→ REQUIREMENTS
Take the lines from the top down to and including the one with "a_risk_mut = [7, 4, 1, 0]" and repeat them exactly. Omit images.
--- START ---
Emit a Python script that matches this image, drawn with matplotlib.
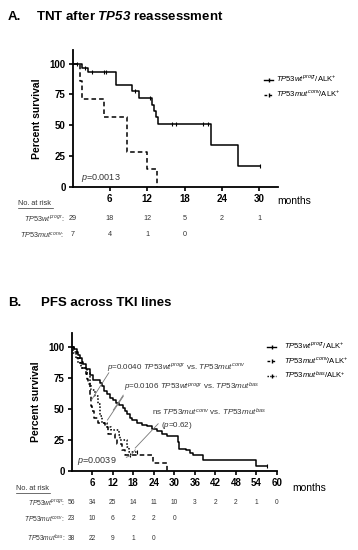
"""Kaplan-Meier curves: TNT after TP53 reassessment and PFS across TKI lines."""
import matplotlib
matplotlib.use("Agg")
import matplotlib.pyplot as plt
import matplotlib.transforms as mtransforms
from matplotlib.lines import Line2D

plt.rcParams['font.family'] = ['Liberation Sans', 'DejaVu Sans']
plt.rcParams['mathtext.fontset'] = 'custom'
plt.rcParams['mathtext.rm'] = 'Liberation Sans'
plt.rcParams['mathtext.it'] = 'Liberation Sans:italic'
plt.rcParams['mathtext.bf'] = 'Liberation Sans:bold'
plt.rcParams['mathtext.bfit'] = 'Liberation Sans:italic:bold'

# ---- panel A data (months, percent survival) ----
a_wt_t = [0, 1.5, 2.5, 7.0, 9.6, 10.7, 12.7, 13.1, 13.4, 13.7, 22.3, 26.6, 30.1]
a_wt_s = [100, 96.5, 93.0, 82.6, 77.4, 72.0, 66.8, 61.6, 56.4, 51.2, 34.1, 17.1, 17.1]
a_wt_cens_t = [0.8, 2.0, 3.2, 5.0, 5.4, 10.0, 12.5, 16.0, 16.7, 21.0, 21.7, 30.1]
a_wt_cens_s = [100, 96.5, 93.0, 93.0, 93.0, 77.4, 72.0, 51.2, 51.2, 51.2, 51.2, 17.1]
a_mut_t = [0, 1.2, 1.6, 5.0, 8.8, 11.9, 13.6]
a_mut_s = [100, 85.7, 71.4, 57.1, 28.6, 14.3, 0]
a_risk_months = [0, 6, 12, 18, 24, 30]
a_risk_wt = [29, 18, 12, 5, 2, 1]
a_risk_mut = [7, 4, 1, 0]

# ---- panel B data ----
b_wt_t = [0, 0.8, 1.5, 2.0, 2.5, 3.0, 3.5, 4.2, 5.5, 6.3, 8.2, 8.8, 9.5, 10.5,
          11.2, 12.0, 13.0, 13.8, 15.0, 15.6, 16.3, 17.0, 17.6, 19.0, 20.5,
          22.0, 23.5, 25.0, 26.5, 28.0, 31.0, 31.5, 33.5, 34.7, 35.6, 38.5,
          54.0, 57.0]
b_wt_s = [100, 98, 96, 93, 91, 88, 86, 82, 77, 73, 71, 68, 64, 62, 59, 57, 55,
          53, 51, 48, 46, 43, 41, 39, 37, 36, 34, 32, 30, 28, 23.5, 18, 16.5,
          14.3, 12.5, 8.5, 4.3, 4.3]
b_conv_t = [0, 0.7, 1.7, 2.4, 3.1, 4.1, 4.5, 4.8, 5.3, 5.6, 6.0, 6.5, 7.8,
            9.8, 10.6, 12.8, 13.3, 14.8, 15.7, 23.8, 27.9]
b_conv_s = [100, 96, 91, 87, 83, 78, 74, 70, 61, 52, 48, 43, 39, 35, 30, 26,
            22, 17, 13, 6.5, 0]
b_bas_t = [0, 0.5, 1.2, 2.0, 2.9, 4.4, 5.3, 5.8, 6.8, 7.8, 8.4, 8.9, 10.4,
           11.4, 13.8, 14.3, 16.2, 16.7, 19.0]
b_bas_s = [100, 95, 91, 87, 83, 79, 69, 65, 60, 54, 44, 38.5, 35.7, 33, 29,
           25, 19.6, 15.6, 15.6]
b_risk_months = [0, 6, 12, 18, 24, 30, 36, 42, 48, 54, 60]
b_risk_wt = [56, 34, 25, 14, 11, 10, 3, 2, 2, 1, 0]
b_risk_conv = [23, 10, 6, 2, 2, 0]
b_risk_bas = [38, 22, 9, 1, 0]

W, H = 358, 550
fig = plt.figure(figsize=(W / 100, H / 100), dpi=100)


def fx(x):
    return x / W


def fy(y):
    return 1 - y / H


def style_axes(ax, xmax, xticks):
    ax.set_xlim(0, xmax)
    ax.set_ylim(0, 111)
    ax.set_yticks([0, 25, 50, 75, 100])
    ax.set_xticks(xticks)
    for s in ('top', 'right'):
        ax.spines[s].set_visible(False)
    for s in ('left', 'bottom'):
        ax.spines[s].set_linewidth(1.3)
    ax.tick_params(width=1.2, length=3, labelsize=7, pad=2)
    for lab in ax.get_xticklabels() + ax.get_yticklabels():
        lab.set_fontweight('bold')
    ax.set_ylabel('Percent survival', fontsize=7.5, fontweight='bold')
    ax.yaxis.set_label_coords(-0.15, 0.5)
    ax.patch.set_alpha(0)


def risk_row(ax, y, label, values, months, size, xr):
    tr = mtransforms.blended_transform_factory(ax.transData, fig.transFigure)
    fig.text(fx(xr), fy(y), label, ha='right', va='center', fontsize=size,
             color='#333333')
    for m, v in zip(months, values):
        ax.text(m, fy(y), str(v), transform=tr, ha='center', va='center',
                fontsize=size, color='#333333', clip_on=False)


def no_at_risk(y, x0, x1):
    fig.text(fx(x0), fy(y), 'No. at risk', ha='left', va='center', fontsize=5.3,
             color='#333333')
    fig.add_artist(Line2D([fx(x0), fx(x1)], [fy(y + 4), fy(y + 4)],
                          color='#333333', lw=0.5))


# ================= Panel A =================
fig.text(fx(8), fy(17), 'A.', fontsize=9.5, fontweight='bold', va='center')
fig.text(fx(36), fy(17), r'TNT after $\mathbfit{TP53}$ reassessment',
         fontsize=9.5, fontweight='bold', va='center')

axA = fig.add_axes([fx(72.5), fy(187), (278 - 72.5) / W, 137 / H])
axA.step(a_wt_t, a_wt_s, where='post', color='black', lw=1.1)
axA.plot(a_wt_cens_t, a_wt_cens_s, ls='none', marker='|', ms=3, mew=0.8,
         color='black')
axA.step(a_mut_t, a_mut_s, where='post', color='black', lw=1.1,
         ls=(0, (3, 2)))
style_axes(axA, 33, [6, 12, 18, 24, 30])
axA.text(1.3, 7, r'$p$=0.0013', fontsize=6.5, ha='left', va='center',
         color='#333333')
fig.text(fx(277), fy(201), 'months', fontsize=7.5, va='center')

hA = [Line2D([], [], color='black', lw=1, marker='|', ms=3),
      Line2D([], [], color='black', lw=1, ls=(0, (2, 1.5)), marker='|', ms=3)]
labA = [r'$\it{TP53wt}^{progr}$/ALK$^{+}$', r'$\it{TP53mut}^{conv}$/ALK$^{+}$']
axA.legend(hA, labA, loc='upper left', bbox_to_anchor=(fx(264), fy(74)),
           bbox_transform=fig.transFigure, frameon=False, fontsize=5.5,
           handlelength=1.2, handletextpad=0.4, labelspacing=0.6,
           borderaxespad=0, borderpad=0, numpoints=1)

no_at_risk(204, 18, 53)
risk_row(axA, 219, r'$\it{TP53wt}^{progr}$:', a_risk_wt, a_risk_months, 5.2, 64)
risk_row(axA, 235, r'$\it{TP53mut}^{conv}$:', a_risk_mut, a_risk_months, 5.2, 64)

# ================= Panel B =================
fig.text(fx(8), fy(303), 'B.', fontsize=9.5, fontweight='bold', va='center')
fig.text(fx(41), fy(303), 'PFS across TKI lines', fontsize=9.5,
         fontweight='bold', va='center')

axB = fig.add_axes([fx(71.5), fy(471), (277 - 71.5) / W, 138 / H])
axB.step(b_wt_t, b_wt_s, where='post', color='black', lw=1.1)
axB.step(b_conv_t, b_conv_s, where='post', color='black', lw=1.1,
         ls=(0, (3, 2)))
axB.step(b_bas_t, b_bas_s, where='post', color='black', lw=1.1,
         ls=(0, (1, 1.2)))
axB.plot([57.0, 17.2, 19.0], [4.3, 13, 15.6], ls='none', marker='|', ms=3,
         mew=0.8, color='black')
style_axes(axB, 60, [6, 12, 18, 24, 30, 36, 42, 48, 54, 60])
fig.text(fx(292), fy(488), 'months', fontsize=7.5, va='center')

ann = dict(fontsize=5.8, color='#333333', ha='left', va='center')
line = dict(color='#777777', lw=0.6)
axB.text(10.5, 83, r'$p$=0.0040 $\it{TP53wt}^{progr}$ vs. $\it{TP53mut}^{conv}$', **ann)
axB.plot([10.9, 5.8], [79, 57], **line)
axB.text(15.2, 67, r'$p$=0.0106 $\it{TP53wt}^{progr}$ vs. $\it{TP53mut}^{bas}$', **ann)
axB.plot([15.1, 12.2], [61, 49], **line)
axB.plot([15.1, 10.5], [60, 41], **line)
axB.text(23.5, 47, r'ns $\it{TP53mut}^{conv}$ vs. $\it{TP53mut}^{bas}$', **ann)
axB.text(26.1, 36.5, r'($p$=0.62)', **ann)
axB.plot([25.3, 18.6], [38, 18.5], **line)
axB.text(1.5, 8.3, r'$p$=0.0039', fontsize=6.5, ha='left', va='center',
         color='#333333')
axB.plot([16.0, 17.3, 18.6], [11, 12.5, 17], **line)

hB = [Line2D([], [], color='black', lw=1, marker='|', ms=3),
      Line2D([], [], color='black', lw=1, ls=(0, (2, 1.5)), marker='|', ms=3),
      Line2D([], [], color='black', lw=1, ls=(0, (1, 1)), marker='|', ms=3)]
labB = [r'$\it{TP53wt}^{progr}$/ALK$^{+}$', r'$\it{TP53mut}^{conv}$/ALK$^{+}$',
        r'$\it{TP53mut}^{bas}$/ALK$^{+}$']
axB.legend(hB, labB, loc='upper left', bbox_to_anchor=(fx(267), fy(341)),
           bbox_transform=fig.transFigure, frameon=False, fontsize=5.5,
           handlelength=1.2, handletextpad=1.0, labelspacing=0.55,
           borderaxespad=0, borderpad=0, numpoints=1)

no_at_risk(489, 16, 50)
risk_row(axB, 503, r'$\it{TP53wt}^{progr}$:', b_risk_wt, b_risk_months, 4.8, 65)
risk_row(axB, 519, r'$\it{TP53mut}^{conv}$:', b_risk_conv, b_risk_months, 4.8, 65)
risk_row(axB, 538, r'$\it{TP53mut}^{bas}$:', b_risk_bas, b_risk_months, 4.8, 65)

fig.savefig('out.png', dpi=100)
--- END ---
→ REPLY TO THE TASK
Emit a Python script that matches this image, drawn with matplotlib.
"""Kaplan-Meier curves: TNT after TP53 reassessment and PFS across TKI lines."""
import matplotlib
matplotlib.use("Agg")
import matplotlib.pyplot as plt
import matplotlib.transforms as mtransforms
from matplotlib.lines import Line2D

plt.rcParams['font.family'] = ['Liberation Sans', 'DejaVu Sans']
plt.rcParams['mathtext.fontset'] = 'custom'
plt.rcParams['mathtext.rm'] = 'Liberation Sans'
plt.rcParams['mathtext.it'] = 'Liberation Sans:italic'
plt.rcParams['mathtext.bf'] = 'Liberation Sans:bold'
plt.rcParams['mathtext.bfit'] = 'Liberation Sans:italic:bold'

# ---- panel A data (months, percent survival) ----
a_wt_t = [0, 1.5, 2.5, 7.0, 9.6, 10.7, 12.7, 13.1, 13.4, 13.7, 22.3, 26.6, 30.1]
a_wt_s = [100, 96.5, 93.0, 82.6, 77.4, 72.0, 66.8, 61.6, 56.4, 51.2, 34.1, 17.1, 17.1]
a_wt_cens_t = [0.8, 2.0, 3.2, 5.0, 5.4, 10.0, 12.5, 16.0, 16.7, 21.0, 21.7, 30.1]
a_wt_cens_s = [100, 96.5, 93.0, 93.0, 93.0, 77.4, 72.0, 51.2, 51.2, 51.2, 51.2, 17.1]
a_mut_t = [0, 1.2, 1.6, 5.0, 8.8, 11.9, 13.6]
a_mut_s = [100, 85.7, 71.4, 57.1, 28.6, 14.3, 0]
a_risk_months = [0, 6, 12, 18, 24, 30]
a_risk_wt = [29, 18, 12, 5, 2, 1]
a_risk_mut = [7, 4, 1, 0]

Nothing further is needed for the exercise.